### What needs to be done
Copy the lines below as they are; omit the images they contain.

### Recorded data
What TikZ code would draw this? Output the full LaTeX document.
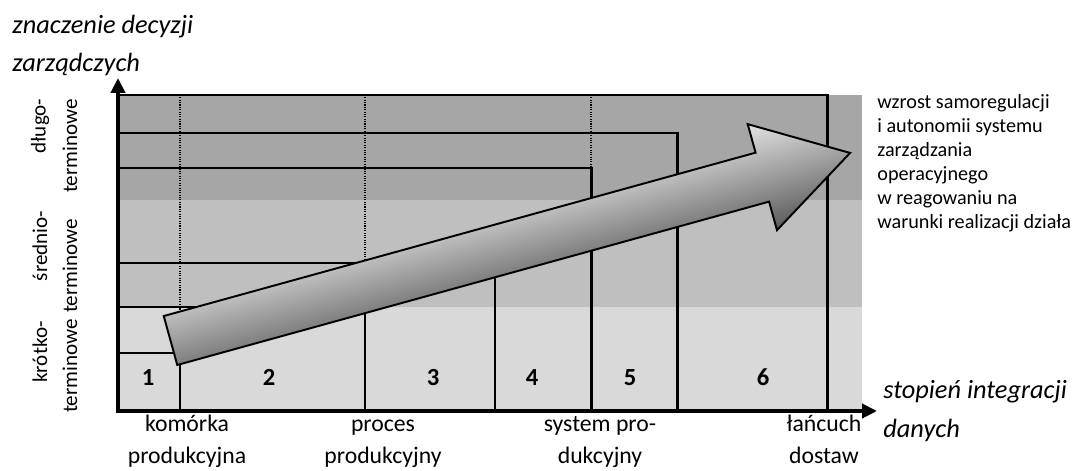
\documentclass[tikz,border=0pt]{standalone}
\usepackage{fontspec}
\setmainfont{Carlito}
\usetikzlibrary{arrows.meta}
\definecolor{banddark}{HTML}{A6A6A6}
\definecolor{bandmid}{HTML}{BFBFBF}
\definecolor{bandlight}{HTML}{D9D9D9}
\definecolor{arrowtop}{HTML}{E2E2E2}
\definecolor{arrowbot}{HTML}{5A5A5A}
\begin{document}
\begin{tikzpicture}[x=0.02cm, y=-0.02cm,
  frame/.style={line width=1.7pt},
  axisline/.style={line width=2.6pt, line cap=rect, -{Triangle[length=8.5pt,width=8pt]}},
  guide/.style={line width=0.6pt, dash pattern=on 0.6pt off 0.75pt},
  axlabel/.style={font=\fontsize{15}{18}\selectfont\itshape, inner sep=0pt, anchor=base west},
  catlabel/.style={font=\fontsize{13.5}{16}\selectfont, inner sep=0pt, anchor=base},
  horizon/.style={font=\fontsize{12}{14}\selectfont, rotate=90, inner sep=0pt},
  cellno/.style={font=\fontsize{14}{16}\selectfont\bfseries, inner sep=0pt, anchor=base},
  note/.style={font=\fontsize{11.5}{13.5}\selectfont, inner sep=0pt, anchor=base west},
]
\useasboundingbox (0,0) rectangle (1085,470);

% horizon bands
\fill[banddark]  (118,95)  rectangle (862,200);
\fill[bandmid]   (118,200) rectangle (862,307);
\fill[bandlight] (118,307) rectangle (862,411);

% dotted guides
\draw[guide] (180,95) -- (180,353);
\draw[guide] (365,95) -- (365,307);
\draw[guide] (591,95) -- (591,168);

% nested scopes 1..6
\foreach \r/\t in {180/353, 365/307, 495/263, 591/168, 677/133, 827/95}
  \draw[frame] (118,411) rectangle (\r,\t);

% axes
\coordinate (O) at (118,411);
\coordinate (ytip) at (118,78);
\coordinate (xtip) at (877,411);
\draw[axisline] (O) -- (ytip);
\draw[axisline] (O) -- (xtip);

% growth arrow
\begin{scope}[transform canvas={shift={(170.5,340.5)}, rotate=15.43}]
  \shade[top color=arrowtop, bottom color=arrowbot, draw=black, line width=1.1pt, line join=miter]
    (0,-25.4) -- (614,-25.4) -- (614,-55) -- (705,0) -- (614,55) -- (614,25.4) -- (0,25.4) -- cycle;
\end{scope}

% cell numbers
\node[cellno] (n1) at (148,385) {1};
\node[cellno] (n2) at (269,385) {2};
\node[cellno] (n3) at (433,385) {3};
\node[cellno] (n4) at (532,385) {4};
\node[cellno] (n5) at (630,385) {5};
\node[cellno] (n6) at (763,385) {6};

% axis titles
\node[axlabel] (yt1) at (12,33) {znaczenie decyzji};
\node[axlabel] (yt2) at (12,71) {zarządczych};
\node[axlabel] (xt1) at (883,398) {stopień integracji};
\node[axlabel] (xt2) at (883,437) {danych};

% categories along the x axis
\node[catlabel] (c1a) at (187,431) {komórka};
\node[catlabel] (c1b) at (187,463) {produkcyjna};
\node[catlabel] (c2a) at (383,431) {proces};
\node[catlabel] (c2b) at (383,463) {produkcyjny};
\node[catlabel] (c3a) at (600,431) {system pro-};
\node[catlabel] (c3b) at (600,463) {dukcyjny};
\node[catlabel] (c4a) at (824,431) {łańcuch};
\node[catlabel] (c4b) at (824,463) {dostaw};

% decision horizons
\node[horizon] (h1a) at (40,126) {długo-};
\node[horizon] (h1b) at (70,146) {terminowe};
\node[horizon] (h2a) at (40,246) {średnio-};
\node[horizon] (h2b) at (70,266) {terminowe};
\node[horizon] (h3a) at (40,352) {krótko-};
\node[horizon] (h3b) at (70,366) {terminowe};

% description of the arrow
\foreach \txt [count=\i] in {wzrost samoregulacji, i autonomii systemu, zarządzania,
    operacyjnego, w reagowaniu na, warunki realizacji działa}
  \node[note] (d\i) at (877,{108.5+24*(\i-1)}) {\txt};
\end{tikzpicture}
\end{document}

### Exercise result
What TikZ code would draw this? Output the full LaTeX document.
\documentclass[tikz,border=0pt]{standalone}
\usepackage{fontspec}
\setmainfont{Carlito}
\usetikzlibrary{arrows.meta}
\definecolor{banddark}{HTML}{A6A6A6}
\definecolor{bandmid}{HTML}{BFBFBF}
\definecolor{bandlight}{HTML}{D9D9D9}
\definecolor{arrowtop}{HTML}{E2E2E2}
\definecolor{arrowbot}{HTML}{5A5A5A}
\begin{document}
\begin{tikzpicture}[x=0.02cm, y=-0.02cm,
  frame/.style={line width=1.7pt},
  axisline/.style={line width=2.6pt, line cap=rect, -{Triangle[length=8.5pt,width=8pt]}},
  guide/.style={line width=0.6pt, dash pattern=on 0.6pt off 0.75pt},
  axlabel/.style={font=\fontsize{15}{18}\selectfont\itshape, inner sep=0pt, anchor=base west},
  catlabel/.style={font=\fontsize{13.5}{16}\selectfont, inner sep=0pt, anchor=base},
  horizon/.style={font=\fontsize{12}{14}\selectfont, rotate=90, inner sep=0pt},
  cellno/.style={font=\fontsize{14}{16}\selectfont\bfseries, inner sep=0pt, anchor=base},
  note/.style={font=\fontsize{11.5}{13.5}\selectfont, inner sep=0pt, anchor=base west},
]
\useasboundingbox (0,0) rectangle (1085,470);

% horizon bands
\fill[banddark]  (118,95)  rectangle (862,200);
\fill[bandmid]   (118,200) rectangle (862,307);
\fill[bandlight] (118,307) rectangle (862,411);

% dotted guides
\draw[guide] (180,95) -- (180,353);
\draw[guide] (365,95) -- (365,307);
\draw[guide] (591,95) -- (591,168);

% nested scopes 1..6
\foreach \r/\t in {180/353, 365/307, 495/263, 591/168, 677/133, 827/95}
  \draw[frame] (118,411) rectangle (\r,\t);

% axes
\coordinate (O) at (118,411);
\coordinate (ytip) at (118,78);
\coordinate (xtip) at (877,411);
\draw[axisline] (O) -- (ytip);
\draw[axisline] (O) -- (xtip);

% growth arrow
\begin{scope}[transform canvas={shift={(170.5,340.5)}, rotate=15.43}]
  \shade[top color=arrowtop, bottom color=arrowbot, draw=black, line width=1.1pt, line join=miter]
    (0,-25.4) -- (614,-25.4) -- (614,-55) -- (705,0) -- (614,55) -- (614,25.4) -- (0,25.4) -- cycle;
\end{scope}

% cell numbers
\node[cellno] (n1) at (148,385) {1};
\node[cellno] (n2) at (269,385) {2};
\node[cellno] (n3) at (433,385) {3};
\node[cellno] (n4) at (532,385) {4};
\node[cellno] (n5) at (630,385) {5};
\node[cellno] (n6) at (763,385) {6};

% axis titles
\node[axlabel] (yt1) at (12,33) {znaczenie decyzji};
\node[axlabel] (yt2) at (12,71) {zarządczych};
\node[axlabel] (xt1) at (883,398) {stopień integracji};
\node[axlabel] (xt2) at (883,437) {danych};

% categories along the x axis
\node[catlabel] (c1a) at (187,431) {komórka};
\node[catlabel] (c1b) at (187,463) {produkcyjna};
\node[catlabel] (c2a) at (383,431) {proces};
\node[catlabel] (c2b) at (383,463) {produkcyjny};
\node[catlabel] (c3a) at (600,431) {system pro-};
\node[catlabel] (c3b) at (600,463) {dukcyjny};
\node[catlabel] (c4a) at (824,431) {łańcuch};
\node[catlabel] (c4b) at (824,463) {dostaw};

% decision horizons
\node[horizon] (h1a) at (40,126) {długo-};
\node[horizon] (h1b) at (70,146) {terminowe};
\node[horizon] (h2a) at (40,246) {średnio-};
\node[horizon] (h2b) at (70,266) {terminowe};
\node[horizon] (h3a) at (40,352) {krótko-};
\node[horizon] (h3b) at (70,366) {terminowe};

% description of the arrow
\foreach \txt [count=\i] in {wzrost samoregulacji, i autonomii systemu, zarządzania,
    operacyjnego, w reagowaniu na, warunki realizacji działa}
  \node[note] (d\i) at (877,{108.5+24*(\i-1)}) {\txt};
\end{tikzpicture}
\end{document}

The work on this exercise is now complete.